UMlogo



Academic Background

Brockmeier received his degrees in Psychology, Philosophy, and Linguistics/ Literary Theory from the Free University Berlin where he also was awarded his Habilitation and took on his first appointment as Assistant Professor of Epistemology and Philosophy of Science. Since then, he has held teaching and research appointments at institutions of higher education in Austria, Brazil, Canada, England, Germany, Italy, Sweden, and the USA.

Before his present appointment at the University of Manitoba in 2005, he served, among others, as a Visiting Professor in the Graduate Faculty of the New School (The New School for Social Research), New York (2002-2005), and in the Department of Human Development and Applied Psychology at the University of Toronto (1995-2002). From 1992 until 1996, as a Senior Visiting Member of Linacre College, Oxford, he was teaching at the Philosophy Centre of Oxford University.

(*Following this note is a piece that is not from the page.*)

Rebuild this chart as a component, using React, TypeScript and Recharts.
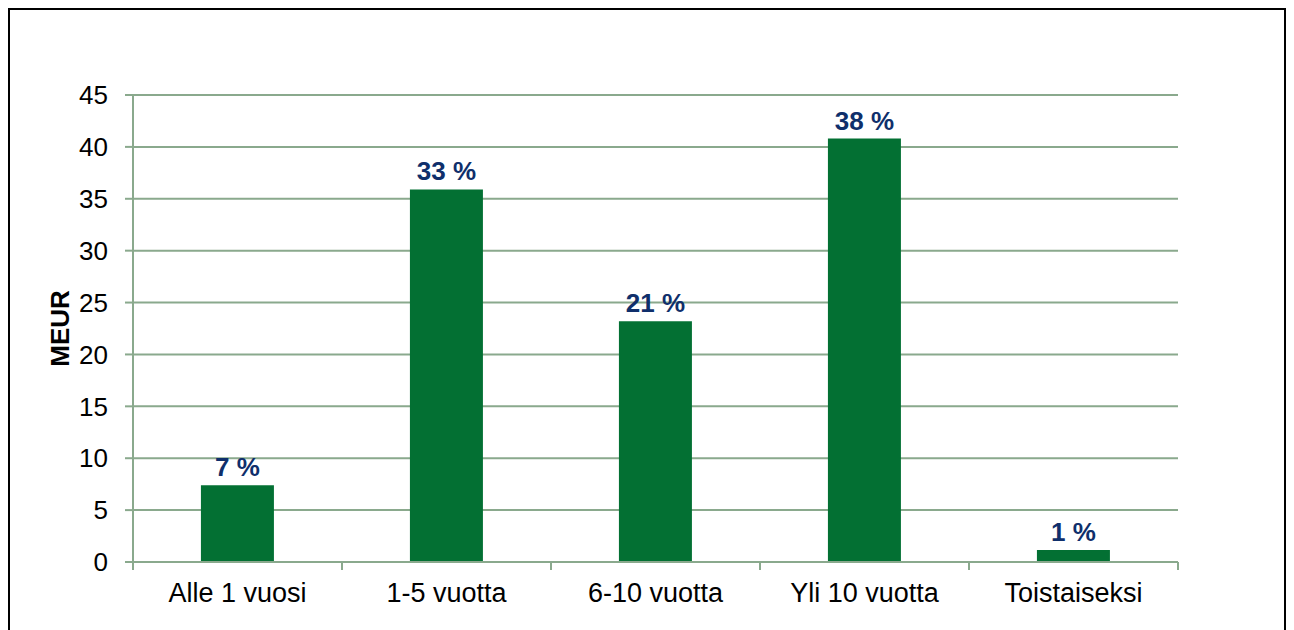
import { Bar, BarChart, CartesianGrid, LabelList, XAxis, YAxis } from 'recharts'

const categories = ['Alle 1 vuosi', '1-5 vuotta', '6-10 vuotta', 'Yli 10 vuotta', 'Toistaiseksi']
const amounts = [7.4, 35.9, 23.2, 40.8, 1.15]
const shares = ['7 %', '33 %', '21 %', '38 %', '1 %']
const yTicks = [0, 5, 10, 15, 20, 25, 30, 35, 40, 45]

const chartData = categories.map((name, i) => ({
  name,
  amount: amounts[i],
  share: shares[i],
}))

const gridColor = '#8aa98d'
const barColor = '#037033'
const labelColor = '#0f2f6b'
const fontFamily = '"Liberation Sans", Arial, sans-serif'

function CategoryTick(props: any) {
  const { x, y, payload, index, visibleTicksCount } = props
  const half = payload?.offset ?? 0
  const axisY = y - 21
  const isLast = index === visibleTicksCount - 1
  return (
    <g>
      <line x1={x - half} y1={axisY} x2={x - half} y2={axisY + 8} stroke={gridColor} strokeWidth={2} />
      {isLast && (
        <line x1={x + half} y1={axisY} x2={x + half} y2={axisY + 8} stroke={gridColor} strokeWidth={2} />
      )}
      <text x={x} y={y} dy="0.71em" textAnchor="middle" fill="#000" fontSize={27} fontFamily={fontFamily}>
        {payload.value}
      </text>
    </g>
  )
}

function YTitle(props: any) {
  const vb = props.viewBox ?? { x: 0, y: 0, width: 0, height: 0 }
  const cx = vb.x + 50
  const cy = vb.y + vb.height / 2
  return (
    <text
      x={cx}
      y={cy}
      transform={`rotate(-90 ${cx} ${cy})`}
      textAnchor="middle"
      dominantBaseline="central"
      fontSize={26}
      fontWeight="bold"
      fontFamily={fontFamily}
      fill="#000"
    >
      MEUR
    </text>
  )
}

export default function App() {
  return (
    <div style={{ width: 1274, height: 640, border: '2px solid #000', background: '#fff' }}>
      <BarChart
        width={1274}
        height={630}
        data={chartData}
        margin={{ top: 85, right: 106, bottom: 38, left: 0 }}
        barCategoryGap="32.5%"
      >
        <CartesianGrid vertical={false} stroke={gridColor} strokeWidth={2} />
        <XAxis
          dataKey="name"
          height={40}
          axisLine={{ stroke: gridColor, strokeWidth: 2 }}
          tickLine={false}
          tickSize={8}
          tickMargin={13}
          interval={0}
          tick={<CategoryTick />}
        />
        <YAxis
          width={123}
          domain={[0, 45]}
          ticks={yTicks}
          interval={0}
          axisLine={{ stroke: gridColor, strokeWidth: 2 }}
          tickLine={{ stroke: gridColor, strokeWidth: 2 }}
          tickSize={8}
          tickMargin={17}
          tick={{ fill: '#000', fontSize: 26, fontFamily }}
          label={<YTitle />}
        />
        <Bar dataKey="amount" fill={barColor} isAnimationActive={false}>
          <LabelList
            dataKey="share"
            position="top"
            offset={9}
            fill={labelColor}
            fontSize={26}
            fontWeight="bold"
            fontFamily={fontFamily}
          />
        </Bar>
      </BarChart>
    </div>
  )
}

Brockmeier has been a Fellow at The Centre for Applied Cognitive Sciences at the University of Toronto; The International Research Centre for Cultural Studies (IFK) in Vienna; The Institute for Advanced Study in the Humanities of the University of Massachusetts Amherst; The Center for Research on Culture, Development, and Education of New York University; The Northrop Frye Centre, Victoria University/University of Toronto; and Collegium Budapest, the Institute for Advanced Studies in Budapest, Hungary, sponsored by seven West European countries. He also was a Marie Curie Senior Research Fellow with the European Union's Research Program "Memory/ Memoir,” based in the UK. Since 2004, he has served as a Graduate Faculty Member in the University of Milan Bicocca’s School of Graduate Studies in the Human Sciences (Scuola di Dottorato in Scienze Umane).

Among his distinguished awards is the John G. Diefenbaker Award for Humanities and the Social Sciences from the Canada Council for the Arts. In 1992, he was elected to a lifetime appointment as Visiting Senior Member of Linacre College, Oxford; and in 2007, he was appointed as Honorary Professor at the University of Innsbruck.